Their message: The law doesn’t matter, we can do what we want. This is authoritarianism.

And their refusal was presented like a mordant joke. A Kafkaesque charade. An evil Catch-22. The Salvadoran autocrat said he couldn’t do anything; the Trump posse said, it’s not on us. So nothing can be done to prevent an innocent man from rotting in a hellhole. Of course, this is untrue. They don’t want to fix the horrific situation they created.

There are obvious reasons why. Were Abrego Garcia to be returned to the United States, he would become a symbol of the outrageous excesses of Trump’s deportation crusade. The Trump administration initially contended Abrego Garcia was a member of MS-13, a violent transnational street gang. But in her ruling, Xinis pointed out that “the ‘evidence’ against Abrego Garcia consisted of nothing more than his Chicago Bulls hat and hoodie, and a vague, uncorroborated allegation from a confidential informant claiming he belonged to MS-13’s ‘Western’ clique in New York—a place he has never lived.”

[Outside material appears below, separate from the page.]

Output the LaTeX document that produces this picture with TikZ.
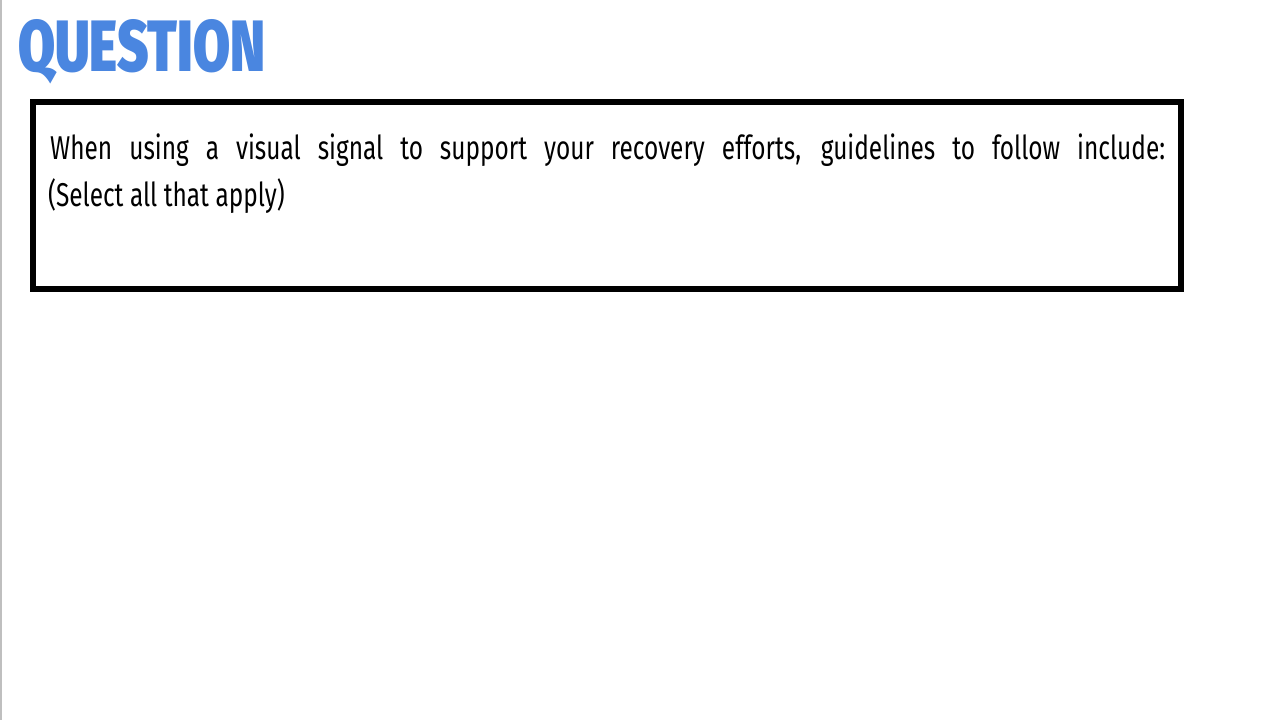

If he were brought back to the United States, he would receive much attention in the media and serve as a constant reminder of Trump’s extremism and the perils of this campaign. His presence in the debate would keep raising questions about the program and future deportations. To prevent this bad PR, the White House wants him disappeared. And it appears that Bukele gets that and is eager to be an accomplice.

So the Trumpers are waging a war here to protect their deportation effort, and they don’t mind sacrificing Abrego Garcia. Hours before the White House meeting, senior Trump aide Stephen Miller, during an interview with Fox News, exclaimed that Abrego Garcia “was not mistakenly sent to El Salvador…This was the right person sent to the right place.” Yet Trump’s solicitor general, John Sauer, an ICE field office director, and a Justice Department lawyer each conceded during court proceedings that Abrego Garcia was erroneously removed to El Salvador. (Bondi’s Justice Department suspended the lawyer who made that admission.) Miller’s rant was in keeping with a top rule of the Trump gang: Never admit fault; never apologize.

The Supreme Court, in a 9-0 decision. ruled that Xinis’ “order properly requires the government to ‘facilitate’ Abrego Garcia’s release from custody in El Salvador and to ensure that his case is handled as it would have been had he not been improperly sent to El Salvador.” The only way to ensure that—to abide by the court’s decision—would be for the Trump administration to bring him back, which, no doubt, it could do with a simple request to Bukele.

Yet, as of now, Trump, has not acted to comply with the Supreme Court’s decision. This is the moment that has long been anticipated: the authoritarian-minded Trump defying a court order and essentially claiming that he is above the law and that the rules do not apply to him. He is signaling that he can use government force in the most egregious manner and no one—no court—can stop him. What might he try next? Illegal arrests or deportations of American citizens? In this case, one man has been unjustly condemned to a nightmarish imprisonment. But now all of us are threatened.